Stockholm's Royal Institute of Technology (KTH) was contacted by the North Korean embassy last autumn, who told them that they would like to find a way to work together in their education of architects.
The initial contact was made through a former student of architecture in Stockholm who had helped to build ski lifts in North Korea, public broadcaster SVT reports.
“Sweden has a long tradition in architecture and design, not least around the use of wood linked with sustainability and climate questions, which together with our experience of working internationally can be of interest,” KTH architecture lecturer Per Elde told The Local.
“In addition of course both us and North Korea have similar conditions purely in terms of our climate, which is also an important factor,” he added.
Elde and his colleague Per Franson have had three meetings with the North Korean ambassador Yong Dok Kang at both the embassy building and the architecture school's building at KTH. The school was even sent gifts of a calendar and ginseng tea in the build-up to Christmas.

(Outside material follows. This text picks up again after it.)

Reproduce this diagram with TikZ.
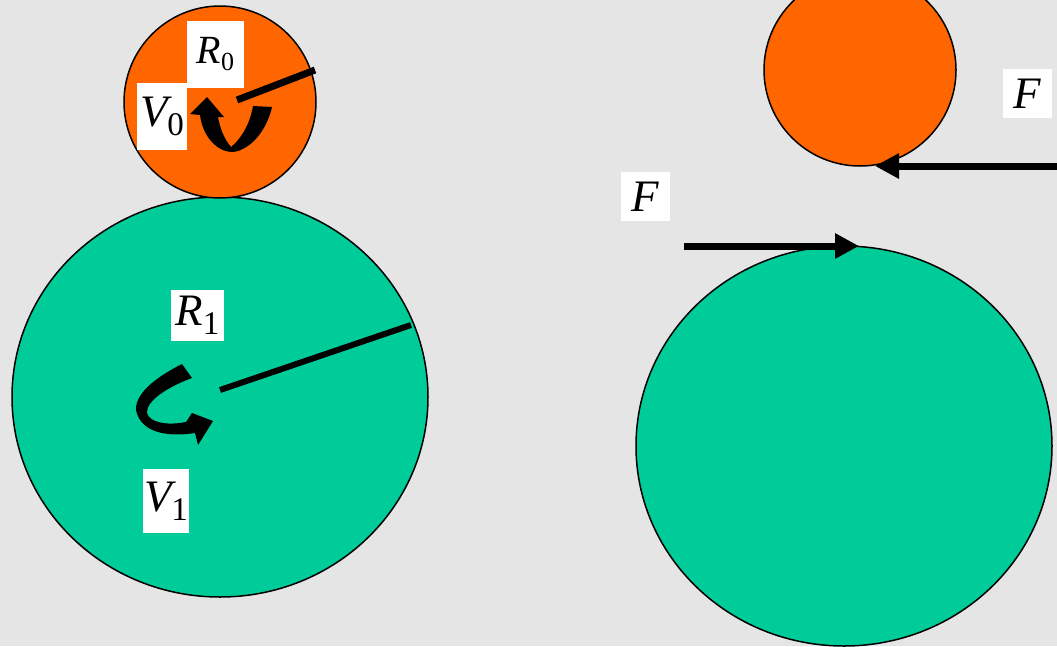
\documentclass[tikz,border=0pt]{standalone}
\usepackage{fontspec}
\setmainfont{Liberation Serif}
\usetikzlibrary{arrows.meta}
\definecolor{bg}{HTML}{E6E5E5}
\definecolor{gearorange}{HTML}{FF6600}
\definecolor{geargreen}{HTML}{00CC99}
\tikzset{
  lbl/.style={fill=white, inner sep=0pt, font=\fontsize{45}{48}\selectfont\itshape},
  disc/.style={draw=black, line width=1.5pt},
  radius line/.style={line width=7pt},
  force/.style={line width=7pt, -{Triangle[length=24pt,width=24pt]}},
}
\newcommand{\lsub}[3][0pt]{#2\kern#1\raisebox{-9pt}{\fontsize{33}{36}\selectfont\upshape #3}}
\newcommand{\ssub}[2]{#1\kern0pt\raisebox{-7pt}{\fontsize{26}{28}\selectfont\upshape #2}}
\begin{document}
\begin{tikzpicture}[x=1pt,y=-1pt]
\fill[bg] (0,0) rectangle (1057,646);
\useasboundingbox (0,0) rectangle (1057,646);
% left pair
\draw[disc, fill=geargreen] (220,397) ellipse [x radius=208, y radius=200];
\draw[disc, fill=gearorange] (220,102) circle [radius=96];
% radius lines
\coordinate (r0a) at (237,100); \coordinate (r0b) at (315,70);
\draw[radius line] (r0a) -- (r0b);
\coordinate (r1a) at (220,390); \coordinate (r1b) at (411,325);
\draw[radius line, line width=6pt] (r1a) -- (r1b);
% curved arrow in small gear
\fill (200,115) .. controls (203,140) and (222,156) .. (238,151)
  .. controls (256,145) and (268,125) .. (272,107)
  -- (253,106) .. controls (250,124) and (241,139) .. (231,147)
  .. controls (224,139) and (220,128) .. (218,117)
  -- (224,117) -- (207,97) -- (190,114) -- cycle;
% curved arrow in large gear
\fill (182,364) .. controls (160,375) and (135,392) .. (136,410)
  .. controls (140,430) and (162,438) .. (195,433)
  -- (198,445) -- (213,421) -- (192,413) -- (186,422)
  .. controls (166,426) and (149,422) .. (147,413)
  .. controls (146,400) and (170,386) .. (192,378) -- cycle;
% labels
\node[lbl, font=\fontsize{40}{44}\selectfont\itshape, minimum width=57pt, minimum height=67pt] (R0) at (215.5,54.5) {\ssub{R}{0}};
\node[lbl, minimum width=50pt, minimum height=67pt] (V0) at (162,116.5) {\lsub{V}{0}};
\node[lbl, minimum width=53pt, minimum height=51pt] (R1) at (197.5,315.5) {\lsub{R}{1}};
\node[lbl, minimum width=46pt, minimum height=64pt] (V1) at (166,501) {\lsub{V}{1}};
% right pair
\draw[disc, fill=geargreen] (844,446) ellipse [x radius=208, y radius=200];
\draw[disc, fill=gearorange] (860,70) circle [radius=96];
\coordinate (topcontact) at (875,166);
\coordinate (topstart) at (1060,166);
\coordinate (botcontact) at (859,246);
\coordinate (botstart) at (684,246);
\draw[force] (topstart) -- (topcontact);
\draw[force] (botstart) -- (botcontact);
\node[lbl, minimum width=49pt, minimum height=49pt] (F1) at (1027.5,93.5) {F};
\node[lbl, minimum width=49pt, minimum height=49pt] (F2) at (645.5,196.5) {F};
\end{tikzpicture}
\end{document}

Once KTH has more details on how architecture education in North Korea functions it will make a decision on whether to move forward with the partnership proposal.
“It remains to be seen. We have asked the embassy to initially get in contact with someone responsible at the school in Pyongyang to begin to look at how their education is structured, purely in terms of teaching, which I think would be really interesting. Besides that there are also a wide range of complicated questions which must be looked into before a collaboration could possibly and eventually be initiated,” KTH's Elde noted.
The Local contacted North Korea's embassy in Stockholm for comment.